Monday, August 1st Feast of St. Alphonsus Ligouri.
Alphonsus Ligouri was an Italian man, born in 1696.(That’s about two centuries after Ignatius of Loyola of Italy.) He grew up as a brilliant Catholic student, and at the University of Naples, Alphonsus received a doctorate in both canon and civil law by acclamation, at the age of 16, but he soon gave up the practice of law for apostolic activity. He had done much thinking and reasoning already about moral virtue and the life lived for what’s good and just, according to the call of Christ. He would follow that path for his whole life. He was ordained a priest, and concentrated his pastoral efforts on popular parish missions, hearing confessions, and forming Christian groups. He excelled in the category of explaining moral theology, showing how our actions need to be in pursuit of virtue and Christ-likedness. He said the moral life is nourished by Scripture, and that the nobility of the Christian vocation of the faithful is how the go forth in love and truth to love people in the world and invite them to Jesus.

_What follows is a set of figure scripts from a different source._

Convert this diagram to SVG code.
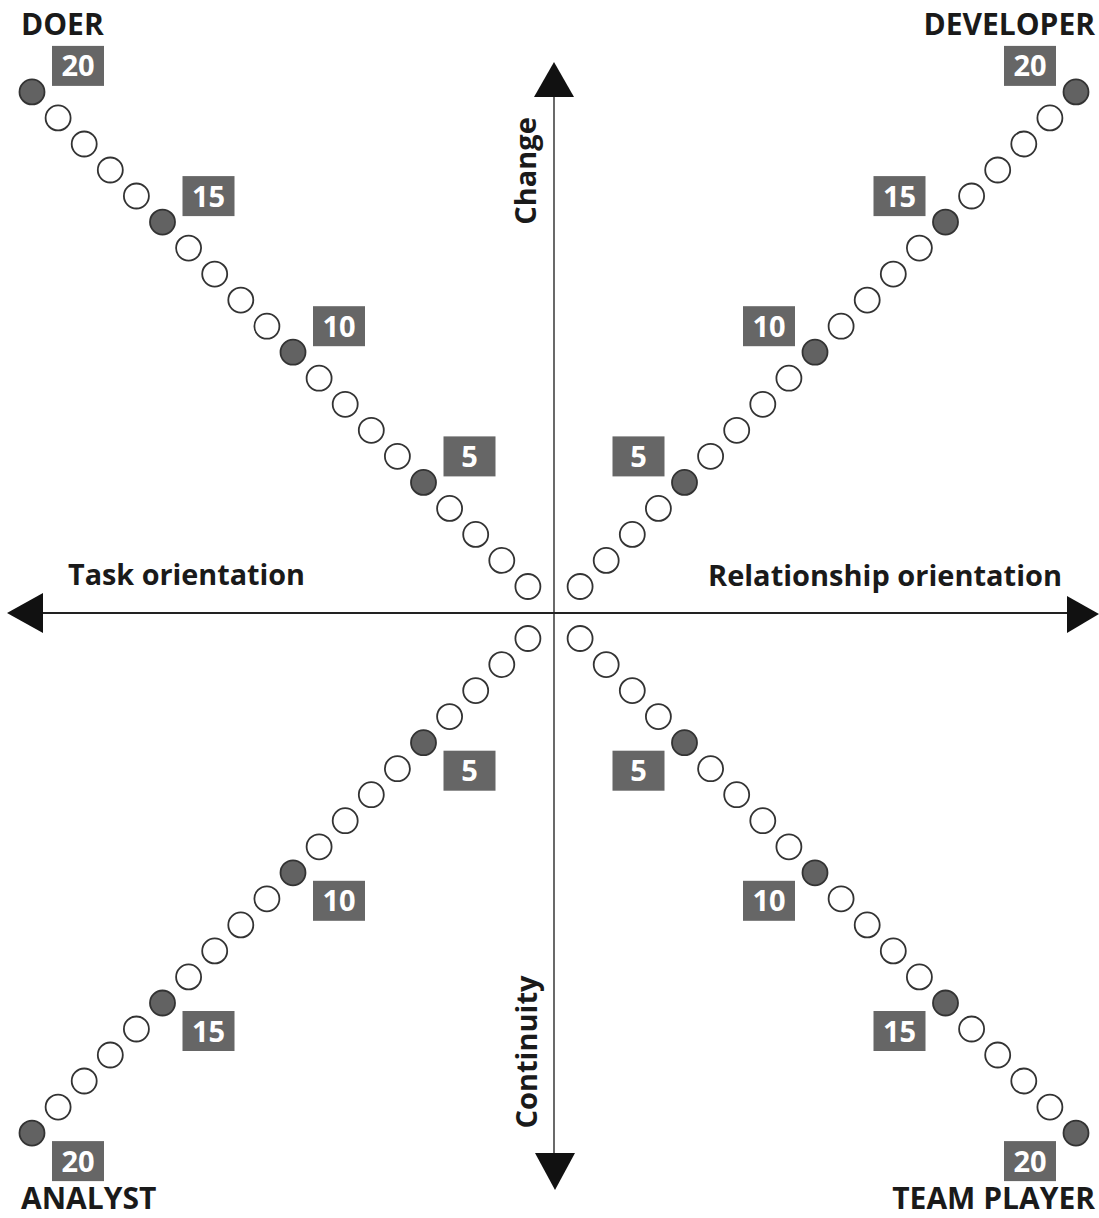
<svg xmlns="http://www.w3.org/2000/svg" width="1099" height="1218" viewBox="0 0 1099 1218">
<style>
.o{fill:#fff;stroke:#333;stroke-width:1.8}
.f{fill:#626262;stroke:#333;stroke-width:1.8}
.b{fill:#666}
.n{font-family:"Open Sans","Liberation Sans",sans-serif;font-weight:bold;font-size:29px;fill:#fff;text-anchor:middle}
.t{font-family:"Open Sans","Liberation Sans",sans-serif;font-weight:bold;font-size:29px;fill:#1a1a1a}
.c{font-family:"Open Sans","Liberation Sans",sans-serif;font-weight:bold;font-size:30px;fill:#1a1a1a}
</style>
<rect width="1099" height="1218" fill="#fff"/>
<g id="axes">
<line x1="554" y1="95" x2="554" y2="1155" stroke="#444" stroke-width="1.6"/>
<line x1="40" y1="613" x2="1070" y2="613" stroke="#222" stroke-width="2"/>
<polygon points="534,97 574,97 554,62" fill="#111"/>
<polygon points="535,1153 575,1153 555,1190" fill="#111"/>
<polygon points="7,613 43,593 43,633" fill="#111"/>
<polygon points="1067,596 1067,633 1099,614" fill="#111"/>
</g>
<g id="axis-labels">
<text class="t" x="68" y="585" textLength="237" lengthAdjust="spacingAndGlyphs">Task orientation</text>
<text class="t" x="708" y="586" textLength="354" lengthAdjust="spacingAndGlyphs">Relationship orientation</text>
<text class="t" transform="translate(536,171) rotate(-90)" text-anchor="middle">Change</text>
<text class="t" transform="translate(537,1052) rotate(-90)" text-anchor="middle">Continuity</text>
</g>
<g id="doer">
<text class="c" x="21" y="35">DOER</text>
<circle class="o" cx="527.9" cy="586.5" r="12.5"/><circle class="o" cx="501.8" cy="560.4" r="12.5"/><circle class="o" cx="475.7" cy="534.4" r="12.5"/><circle class="o" cx="449.6" cy="508.4" r="12.5"/><circle class="f" cx="423.5" cy="482.4" r="12.5"/>
<circle class="o" cx="397.4" cy="456.3" r="12.5"/><circle class="o" cx="371.3" cy="430.3" r="12.5"/><circle class="o" cx="345.2" cy="404.3" r="12.5"/><circle class="o" cx="319.1" cy="378.2" r="12.5"/><circle class="f" cx="293" cy="352.2" r="12.5"/>
<circle class="o" cx="266.9" cy="326.2" r="12.5"/><circle class="o" cx="240.8" cy="300.1" r="12.5"/><circle class="o" cx="214.7" cy="274.1" r="12.5"/><circle class="o" cx="188.6" cy="248.1" r="12.5"/><circle class="f" cx="162.5" cy="222.1" r="12.5"/>
<circle class="o" cx="136.4" cy="196" r="12.5"/><circle class="o" cx="110.3" cy="170" r="12.5"/><circle class="o" cx="84.2" cy="144" r="12.5"/><circle class="o" cx="58.1" cy="117.9" r="12.5"/><circle class="f" cx="32" cy="91.9" r="12.5"/>
<rect class="b" x="443.5" y="436.4" width="52" height="40"/><text class="n" x="469.5" y="466.9">5</text>
<rect class="b" x="313" y="306.2" width="52" height="40"/><text class="n" x="339" y="336.7">10</text>
<rect class="b" x="182.5" y="176.1" width="52" height="40"/><text class="n" x="208.5" y="206.6">15</text>
<rect class="b" x="52" y="45.9" width="52" height="40"/><text class="n" x="78" y="76.4">20</text>
</g>
<g id="developer">
<text class="c" x="1095" y="35" text-anchor="end">DEVELOPER</text>
<circle class="o" cx="580.1" cy="586.5" r="12.5"/><circle class="o" cx="606.2" cy="560.4" r="12.5"/><circle class="o" cx="632.3" cy="534.4" r="12.5"/><circle class="o" cx="658.4" cy="508.4" r="12.5"/><circle class="f" cx="684.5" cy="482.4" r="12.5"/>
<circle class="o" cx="710.6" cy="456.3" r="12.5"/><circle class="o" cx="736.7" cy="430.3" r="12.5"/><circle class="o" cx="762.8" cy="404.3" r="12.5"/><circle class="o" cx="788.9" cy="378.2" r="12.5"/><circle class="f" cx="815" cy="352.2" r="12.5"/>
<circle class="o" cx="841.1" cy="326.2" r="12.5"/><circle class="o" cx="867.2" cy="300.1" r="12.5"/><circle class="o" cx="893.3" cy="274.1" r="12.5"/><circle class="o" cx="919.4" cy="248.1" r="12.5"/><circle class="f" cx="945.5" cy="222.1" r="12.5"/>
<circle class="o" cx="971.6" cy="196" r="12.5"/><circle class="o" cx="997.7" cy="170" r="12.5"/><circle class="o" cx="1023.8" cy="144" r="12.5"/><circle class="o" cx="1049.9" cy="117.9" r="12.5"/><circle class="f" cx="1076" cy="91.9" r="12.5"/>
<rect class="b" x="612.5" y="436.4" width="52" height="40"/><text class="n" x="638.5" y="466.9">5</text>
<rect class="b" x="743" y="306.2" width="52" height="40"/><text class="n" x="769" y="336.7">10</text>
<rect class="b" x="873.5" y="176.1" width="52" height="40"/><text class="n" x="899.5" y="206.6">15</text>
<rect class="b" x="1004" y="45.9" width="52" height="40"/><text class="n" x="1030" y="76.4">20</text>
</g>
<g id="analyst">
<text class="c" x="21" y="1209">ANALYST</text>
<circle class="o" cx="527.9" cy="638.5" r="12.5"/><circle class="o" cx="501.8" cy="664.6" r="12.5"/><circle class="o" cx="475.7" cy="690.6" r="12.5"/><circle class="o" cx="449.6" cy="716.6" r="12.5"/><circle class="f" cx="423.5" cy="742.7" r="12.5"/>
<circle class="o" cx="397.4" cy="768.7" r="12.5"/><circle class="o" cx="371.3" cy="794.7" r="12.5"/><circle class="o" cx="345.2" cy="820.7" r="12.5"/><circle class="o" cx="319.1" cy="846.8" r="12.5"/><circle class="f" cx="293" cy="872.8" r="12.5"/>
<circle class="o" cx="266.9" cy="898.8" r="12.5"/><circle class="o" cx="240.8" cy="924.9" r="12.5"/><circle class="o" cx="214.7" cy="950.9" r="12.5"/><circle class="o" cx="188.6" cy="976.9" r="12.5"/><circle class="f" cx="162.5" cy="1003" r="12.5"/>
<circle class="o" cx="136.4" cy="1029" r="12.5"/><circle class="o" cx="110.3" cy="1055" r="12.5"/><circle class="o" cx="84.2" cy="1081" r="12.5"/><circle class="o" cx="58.1" cy="1107.1" r="12.5"/><circle class="f" cx="32" cy="1133.1" r="12.5"/>
<rect class="b" x="443.5" y="750.7" width="52" height="40"/><text class="n" x="469.5" y="781.2">5</text>
<rect class="b" x="313" y="880.8" width="52" height="40"/><text class="n" x="339" y="911.3">10</text>
<rect class="b" x="182.5" y="1011" width="52" height="40"/><text class="n" x="208.5" y="1041.5">15</text>
<rect class="b" x="52" y="1141.1" width="52" height="40"/><text class="n" x="78" y="1171.6">20</text>
</g>
<g id="team-player">
<text class="c" x="1095" y="1209" text-anchor="end">TEAM PLAYER</text>
<circle class="o" cx="580.1" cy="638.5" r="12.5"/><circle class="o" cx="606.2" cy="664.6" r="12.5"/><circle class="o" cx="632.3" cy="690.6" r="12.5"/><circle class="o" cx="658.4" cy="716.6" r="12.5"/><circle class="f" cx="684.5" cy="742.7" r="12.5"/>
<circle class="o" cx="710.6" cy="768.7" r="12.5"/><circle class="o" cx="736.7" cy="794.7" r="12.5"/><circle class="o" cx="762.8" cy="820.7" r="12.5"/><circle class="o" cx="788.9" cy="846.8" r="12.5"/><circle class="f" cx="815" cy="872.8" r="12.5"/>
<circle class="o" cx="841.1" cy="898.8" r="12.5"/><circle class="o" cx="867.2" cy="924.9" r="12.5"/><circle class="o" cx="893.3" cy="950.9" r="12.5"/><circle class="o" cx="919.4" cy="976.9" r="12.5"/><circle class="f" cx="945.5" cy="1003" r="12.5"/>
<circle class="o" cx="971.6" cy="1029" r="12.5"/><circle class="o" cx="997.7" cy="1055" r="12.5"/><circle class="o" cx="1023.8" cy="1081" r="12.5"/><circle class="o" cx="1049.9" cy="1107.1" r="12.5"/><circle class="f" cx="1076" cy="1133.1" r="12.5"/>
<rect class="b" x="612.5" y="750.7" width="52" height="40"/><text class="n" x="638.5" y="781.2">5</text>
<rect class="b" x="743" y="880.8" width="52" height="40"/><text class="n" x="769" y="911.3">10</text>
<rect class="b" x="873.5" y="1011" width="52" height="40"/><text class="n" x="899.5" y="1041.5">15</text>
<rect class="b" x="1004" y="1141.1" width="52" height="40"/><text class="n" x="1030" y="1171.6">20</text>
</g>
</svg>
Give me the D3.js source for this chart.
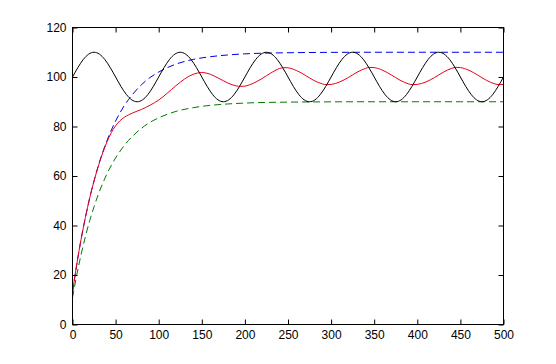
<!DOCTYPE html>
<html>
<head>
<meta charset="utf-8">
<script src="https://cdn.jsdelivr.net/npm/d3@7"></script>
<style>
  html, body { margin: 0; padding: 0; background: #ffffff; }
  svg { display: block; }
  .tick text { font-family: Arial, "Liberation Sans", Helvetica, sans-serif; font-size: 12px; fill: #000; }
</style>
</head>
<body>
<svg id="chart" width="556" height="364"></svg>
<script>
// ---- data ----
const xTicks = [0, 50, 100, 150, 200, 250, 300, 350, 400, 450, 500];
const yTicks = [0, 20, 40, 60, 80, 100, 120];

// black oscillating signal
const tBlack = [0,12.5,25,37.5,50,62.5,75,87.5,100,112.5,125,137.5,150,162.5,175,187.5,200,212.5,225,237.5,250,262.5,275,287.5,300,312.5,325,337.5,350,362.5,375,387.5,400,412.5,425,437.5,450,462.5,475,487.5,500];
const vBlack = [100,107.07,110,107.07,100,92.93,90,92.93,100,107.07,110,107.07,100,92.93,90,92.93,100,107.07,110,107.07,100,92.93,90,92.93,100,107.07,110,107.07,100,92.93,90,92.93,100,107.07,110,107.07,100,92.93,90,92.93,100];

// upper (blue dashed) and lower (green dashed) bounds
const tBound = [0,5,10,15,20,25,30,40,50,60,70,80,90,100,120,140,160,180,200,250,300,350,400,450,500];
const vBlue  = [13.2,24.4,34.5,43.3,51.2,58.1,64.2,74.3,82.2,88.4,93.1,96.9,99.8,102,105.2,107.1,108.2,108.9,109.35,109.8,109.95,110,110,110,110];
const vGreen = [10.8,20.1,28.3,35.6,42,47.6,52.6,60.9,67.3,72.3,76.2,79.3,81.7,83.5,86.1,87.6,88.55,89.1,89.47,89.85,89.96,90,90,90,90];

// red response
const tRed = [0,5,10,15,20,25,30,35,40,45,50,55,60,65,70,75,80,85,90,95,100,105,110,115,120,125,130,135,140,145,150,155,160,165,170,175,180,185,190,195,200,205,210,220,230,240,245,250,260,270,280,290,295,300,310,320,330,340,345,350,360,370,380,390,395,400,410,420,430,440,445,450,460,470,480,490,495,500];
const vRed = [13,24.4,34.5,43.3,51.2,58,64,69.3,73.8,77.5,80.3,82.3,83.7,84.7,85.5,86.2,86.9,87.7,88.6,89.6,90.7,92,93.5,95,96.5,97.9,99.2,100.3,101.1,101.6,101.8,101.6,101.1,100.3,99.4,98.5,97.6,96.9,96.4,96.2,96.3,96.8,97.5,99.4,101.6,103.4,103.8,103.7,102.6,100.7,98.6,97.2,96.9,97,98,99.8,101.9,103.5,103.9,103.8,102.7,100.8,98.7,97.2,96.9,97,98,99.8,101.9,103.5,103.9,103.8,102.7,100.8,98.7,97.2,96.9,97];

// ---- drawing ----
const svg = d3.select("#chart");
svg.append("rect").attr("width", 556).attr("height", 364).attr("fill", "#ffffff");

const L = 72.5, R = 503.5, T = 27.5, B = 324.5;
const x = d3.scaleLinear().domain([0, 500]).range([L, R]);
const y = d3.scaleLinear().domain([0, 120]).range([B, T]);

function drawSeries(ts, vs, color, dash, curve) {
  const pts = ts.map((t, i) => [t, vs[i]]);
  const line = d3.line().x(d => x(d[0])).y(d => y(d[1])).curve(curve);
  const p = svg.append("path")
    .datum(pts)
    .attr("d", line)
    .attr("fill", "none")
    .attr("stroke", color)
    .attr("stroke-width", 1);
  if (dash) p.attr("stroke-dasharray", dash);
}

drawSeries(tBound, vBlue, "#0000e6", "7,4", d3.curveMonotoneX);
drawSeries(tBound, vGreen, "#007a00", "7,4", d3.curveMonotoneX);
drawSeries(tRed, vRed, "#e8001a", null, d3.curveMonotoneX);
drawSeries(tBlack, vBlack, "#000000", null, d3.curveNatural);

// axes with inward ticks on all four sides
const axB = svg.append("g").attr("transform", `translate(0,${B})`)
  .call(d3.axisBottom(x).tickValues(xTicks).tickFormat(d3.format("d")).tickSizeInner(-5).tickSizeOuter(0).tickPadding(6));
const axT = svg.append("g").attr("transform", `translate(0,${T})`)
  .call(d3.axisTop(x).tickValues(xTicks).tickFormat("").tickSizeInner(-5).tickSizeOuter(0));
const axL = svg.append("g").attr("transform", `translate(${L},0)`)
  .call(d3.axisLeft(y).tickValues(yTicks).tickFormat(d3.format("d")).tickSizeInner(-5).tickSizeOuter(0).tickPadding(6));
const axR = svg.append("g").attr("transform", `translate(${R},0)`)
  .call(d3.axisRight(y).tickValues(yTicks).tickFormat("").tickSizeInner(-5).tickSizeOuter(0));

[axB, axT, axL, axR].forEach(g => {
  g.select(".domain").remove();
  g.selectAll(".tick line").attr("stroke", "#000").attr("stroke-width", 1);
});

// box
svg.append("rect")
  .attr("x", L).attr("y", T)
  .attr("width", R - L).attr("height", B - T)
  .attr("fill", "none").attr("stroke", "#000").attr("stroke-width", 1);
</script>
</body>
</html>
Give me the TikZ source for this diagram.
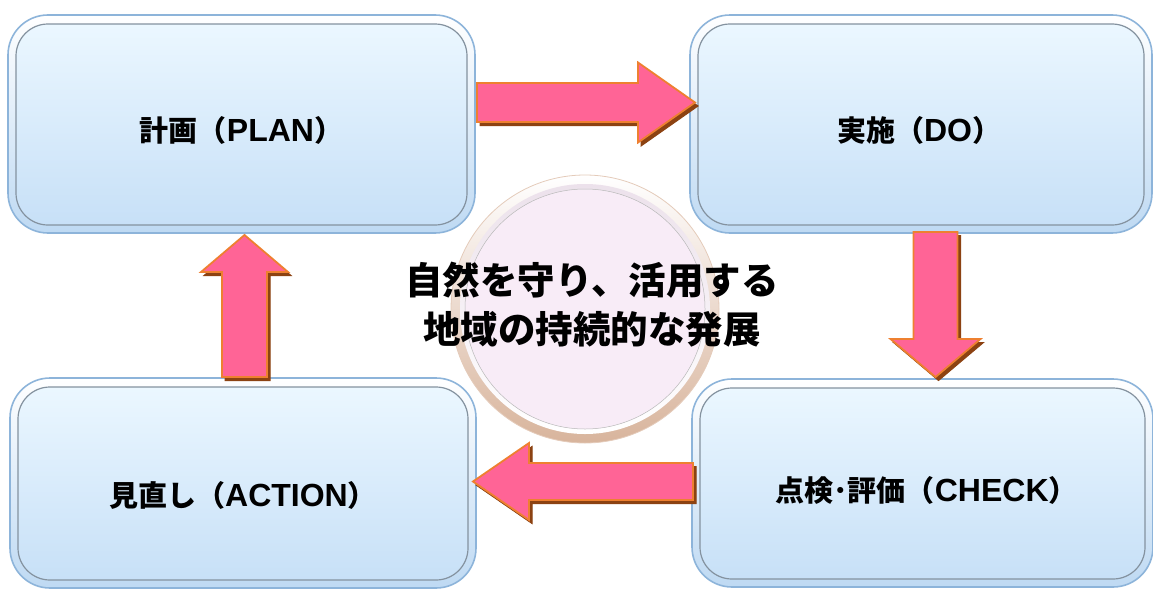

In his day, Alphonsus fought for the liberation of moral theology from the rigidity of what was called Jansenism. His moral theology, which went through 60 editions in the century following him, concentrated on the practical and concrete problems of pastors and confessors. If a certain legalism and minimalism crept into moral theology, it should not be attributed to this model of moderation and gentleness. He won many followers of his religious order, who went out to the world.
Redemptorists are known today for their missions. They help to revive parishes and peoples. They work against the tide of popular culture, seeing so many people caught in so many ways of sin that would be secular humanism or agnosticism. The Redemptorist can relate to the prophet Jeremiah, of whom the Church Lectionary now features in Summer readings. Jeremiah met much opposition to his message. As it says in The Word today: When Jeremiah finished speaking all that the LORD had bade him speak , the priests and prophets laid hold of him, crying, “You must be put to death!” The priests and prophets said to the princes and to all the people, “This man deserves death; he has prophesied against this city, as you have heard with your own ears.”
If you are thinking this Scripture section about Jeremiah also does sound a lot like the accusations made against Jesus, you would be right. There is a reason this same Book of Jeremiah is read with such frequency during Holy Week. Jeremiah is the “suffering servant” who is unjustly condemned.
Yet I love the confidence of Jeremiah, as I love a determined Redemptorist priest. I love how they are determined to please the Lord, not man—the just person is to be obedient to God’s Word. Jeremiah declares, “As for me, I am in your hands; do with me what you think good and right.” Jeremiah is persecuted, yet he is spared in the end by God.
It is remarkable how closely those words of the prophet Jeremiah will resemble the words of St. Paul in his Letter to the Romans, who wrote: “If we live, we live to the Lord, and if we die, we die to the Lord; so then, whether we live or whether we die, we are the Lord’s.” This pretty much sums up the life of a saint, does it not?
Both of Friday’s and Saturday’s saints were soldiers of God’s virtue and labored for the souls of their neighbor to come to God’s truth and be converted.